* Challenge
Your task is to tally the lines of the listing containing the word "with" and report the figure alone.

* Given information

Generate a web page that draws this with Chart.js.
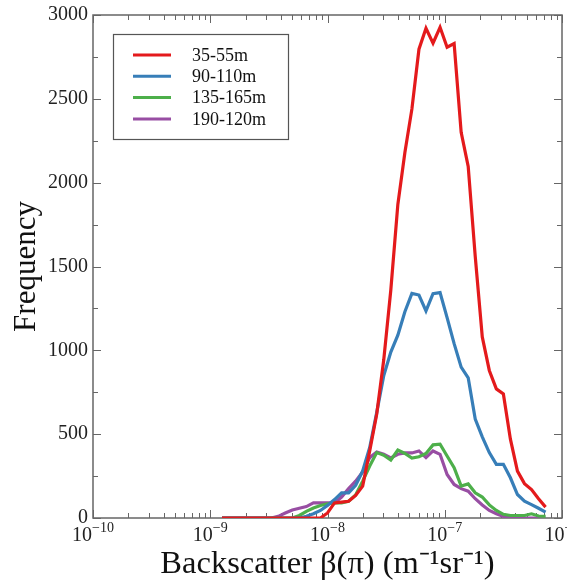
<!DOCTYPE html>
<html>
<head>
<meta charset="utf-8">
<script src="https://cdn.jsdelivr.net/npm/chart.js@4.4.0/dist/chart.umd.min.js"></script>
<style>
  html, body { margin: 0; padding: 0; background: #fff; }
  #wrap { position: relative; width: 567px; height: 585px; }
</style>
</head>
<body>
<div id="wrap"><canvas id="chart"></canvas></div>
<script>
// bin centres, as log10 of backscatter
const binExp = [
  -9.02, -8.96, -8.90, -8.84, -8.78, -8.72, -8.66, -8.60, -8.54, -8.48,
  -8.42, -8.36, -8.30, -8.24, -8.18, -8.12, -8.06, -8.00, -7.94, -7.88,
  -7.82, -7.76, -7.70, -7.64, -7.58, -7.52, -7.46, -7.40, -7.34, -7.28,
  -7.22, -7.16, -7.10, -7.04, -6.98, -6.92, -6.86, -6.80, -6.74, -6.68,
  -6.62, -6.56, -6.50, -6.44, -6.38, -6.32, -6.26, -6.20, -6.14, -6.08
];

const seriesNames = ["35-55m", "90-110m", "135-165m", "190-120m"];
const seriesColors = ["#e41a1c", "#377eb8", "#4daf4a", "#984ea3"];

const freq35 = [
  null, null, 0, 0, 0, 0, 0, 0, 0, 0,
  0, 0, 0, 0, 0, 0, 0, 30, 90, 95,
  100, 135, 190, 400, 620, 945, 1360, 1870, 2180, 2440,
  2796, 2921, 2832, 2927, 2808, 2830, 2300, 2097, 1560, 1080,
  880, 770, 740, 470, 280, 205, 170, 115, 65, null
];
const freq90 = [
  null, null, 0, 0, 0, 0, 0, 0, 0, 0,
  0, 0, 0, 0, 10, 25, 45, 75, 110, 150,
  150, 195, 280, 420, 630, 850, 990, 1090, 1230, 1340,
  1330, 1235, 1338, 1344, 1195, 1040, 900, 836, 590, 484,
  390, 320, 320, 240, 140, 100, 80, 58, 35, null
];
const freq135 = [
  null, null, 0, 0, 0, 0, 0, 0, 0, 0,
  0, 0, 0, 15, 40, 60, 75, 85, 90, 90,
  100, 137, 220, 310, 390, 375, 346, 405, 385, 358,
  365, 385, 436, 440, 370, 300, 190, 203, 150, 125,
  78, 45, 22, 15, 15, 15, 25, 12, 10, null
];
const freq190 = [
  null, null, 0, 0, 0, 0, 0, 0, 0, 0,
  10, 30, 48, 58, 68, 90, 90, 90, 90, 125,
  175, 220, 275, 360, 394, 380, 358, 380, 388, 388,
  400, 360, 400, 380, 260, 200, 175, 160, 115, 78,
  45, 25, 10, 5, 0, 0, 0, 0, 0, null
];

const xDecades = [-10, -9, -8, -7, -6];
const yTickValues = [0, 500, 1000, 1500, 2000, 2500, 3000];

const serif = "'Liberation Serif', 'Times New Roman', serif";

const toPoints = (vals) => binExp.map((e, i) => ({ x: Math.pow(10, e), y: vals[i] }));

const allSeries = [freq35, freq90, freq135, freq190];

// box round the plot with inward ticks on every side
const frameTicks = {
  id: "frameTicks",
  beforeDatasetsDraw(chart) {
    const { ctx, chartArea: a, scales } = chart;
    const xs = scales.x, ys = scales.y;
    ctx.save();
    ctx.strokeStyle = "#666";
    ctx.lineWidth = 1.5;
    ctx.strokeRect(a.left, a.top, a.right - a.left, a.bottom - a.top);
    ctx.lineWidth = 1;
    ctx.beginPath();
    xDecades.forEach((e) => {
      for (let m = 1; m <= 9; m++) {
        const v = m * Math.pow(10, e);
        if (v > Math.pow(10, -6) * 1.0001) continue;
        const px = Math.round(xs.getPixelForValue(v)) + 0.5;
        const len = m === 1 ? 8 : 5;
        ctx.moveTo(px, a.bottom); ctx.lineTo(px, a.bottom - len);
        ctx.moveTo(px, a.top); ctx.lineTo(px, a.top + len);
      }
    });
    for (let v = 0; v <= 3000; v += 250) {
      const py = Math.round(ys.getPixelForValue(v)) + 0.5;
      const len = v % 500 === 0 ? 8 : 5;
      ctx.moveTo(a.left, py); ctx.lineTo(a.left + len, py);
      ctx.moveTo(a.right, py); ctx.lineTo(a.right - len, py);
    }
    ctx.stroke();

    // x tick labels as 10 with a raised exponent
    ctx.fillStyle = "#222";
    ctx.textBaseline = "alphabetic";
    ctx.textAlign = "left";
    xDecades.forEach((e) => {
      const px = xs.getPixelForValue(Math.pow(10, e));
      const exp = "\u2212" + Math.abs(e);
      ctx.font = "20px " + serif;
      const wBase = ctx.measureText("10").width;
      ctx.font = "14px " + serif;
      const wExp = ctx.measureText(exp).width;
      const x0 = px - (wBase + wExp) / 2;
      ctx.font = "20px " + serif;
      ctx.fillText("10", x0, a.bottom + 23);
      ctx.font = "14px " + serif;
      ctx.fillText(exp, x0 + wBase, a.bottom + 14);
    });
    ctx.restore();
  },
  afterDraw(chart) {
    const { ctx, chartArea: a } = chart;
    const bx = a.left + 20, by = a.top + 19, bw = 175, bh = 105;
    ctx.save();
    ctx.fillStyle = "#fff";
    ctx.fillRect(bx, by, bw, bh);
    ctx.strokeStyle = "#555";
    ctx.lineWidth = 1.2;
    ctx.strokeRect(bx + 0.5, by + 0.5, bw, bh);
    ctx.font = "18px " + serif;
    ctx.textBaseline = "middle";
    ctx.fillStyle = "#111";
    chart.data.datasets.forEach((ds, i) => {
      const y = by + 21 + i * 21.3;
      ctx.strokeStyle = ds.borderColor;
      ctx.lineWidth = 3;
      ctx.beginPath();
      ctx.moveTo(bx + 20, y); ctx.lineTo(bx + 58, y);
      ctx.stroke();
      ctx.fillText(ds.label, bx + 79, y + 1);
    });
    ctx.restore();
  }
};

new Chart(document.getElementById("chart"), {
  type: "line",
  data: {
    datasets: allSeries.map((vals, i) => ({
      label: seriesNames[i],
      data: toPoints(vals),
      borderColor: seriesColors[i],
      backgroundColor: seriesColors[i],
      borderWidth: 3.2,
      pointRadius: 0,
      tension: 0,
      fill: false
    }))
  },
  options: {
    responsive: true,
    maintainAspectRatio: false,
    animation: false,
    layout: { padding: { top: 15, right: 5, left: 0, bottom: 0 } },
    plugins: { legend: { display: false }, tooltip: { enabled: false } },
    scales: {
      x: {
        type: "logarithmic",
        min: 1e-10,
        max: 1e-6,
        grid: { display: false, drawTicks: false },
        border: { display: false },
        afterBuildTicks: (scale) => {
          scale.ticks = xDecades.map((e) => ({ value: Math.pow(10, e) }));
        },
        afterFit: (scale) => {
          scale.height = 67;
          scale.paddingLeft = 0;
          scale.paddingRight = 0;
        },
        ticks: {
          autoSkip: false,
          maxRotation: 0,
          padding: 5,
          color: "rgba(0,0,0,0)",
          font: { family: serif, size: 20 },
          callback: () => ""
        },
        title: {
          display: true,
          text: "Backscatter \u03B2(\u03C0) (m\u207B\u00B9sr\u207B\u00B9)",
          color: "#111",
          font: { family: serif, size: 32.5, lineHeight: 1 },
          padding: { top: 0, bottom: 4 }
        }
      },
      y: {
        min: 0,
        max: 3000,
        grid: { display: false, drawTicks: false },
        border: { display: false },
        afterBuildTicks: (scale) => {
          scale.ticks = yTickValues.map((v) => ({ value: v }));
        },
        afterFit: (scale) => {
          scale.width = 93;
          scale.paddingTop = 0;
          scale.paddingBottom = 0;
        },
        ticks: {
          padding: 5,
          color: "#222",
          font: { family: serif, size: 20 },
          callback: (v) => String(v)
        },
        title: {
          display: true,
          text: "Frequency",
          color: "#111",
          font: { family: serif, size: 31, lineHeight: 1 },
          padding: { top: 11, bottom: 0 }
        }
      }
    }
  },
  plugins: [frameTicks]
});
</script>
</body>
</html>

* Output of the task
3